Had Beatrice and Virgil by Yann Martel, been available when I was twenty-one, twenty-two years old, it could have influenced my worldview, much in the way Daniel Quinn did. This book forces the reader into some uncomfortable areas of life and philosophy, that for a young, fresh-minded thinker, could be life-changing.
Much like his earlier book, Life of Pi, this book is a story framed as the intentional telling of a story. There is also the framework of a play. This is a story that dances - sometimes delicately, sometimes stepping on the reader's toes - around ideas of philosophy, the evils of humanity and the horrors of our world.
This is a dark, thought-provoking book, asking the reader to both suspend reality and face it at the same time.

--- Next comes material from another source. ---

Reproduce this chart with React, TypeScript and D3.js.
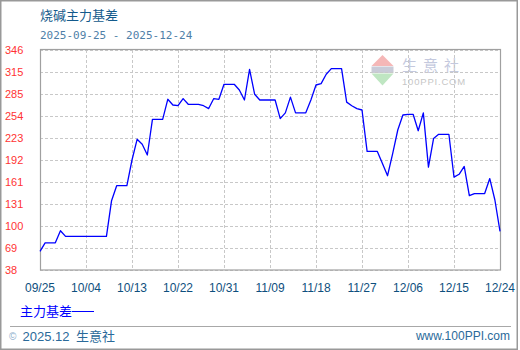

I could see it working really well to fuel conversations in an undergrad literary course, or even for seniors in high school.
However, it could also be used to lay out a thousand writing ploys, literary tricks and gimmicks. Because Martel's tricks and gimmicks are truly that obvious.
Again, like Life of Pi, this is a story that loses impact if you know the ending, so I'm hesitant to write too much. Don't let the cover, the bright orange of it, fool you. Also, don't let the size, fool you. This is not a light, happy read.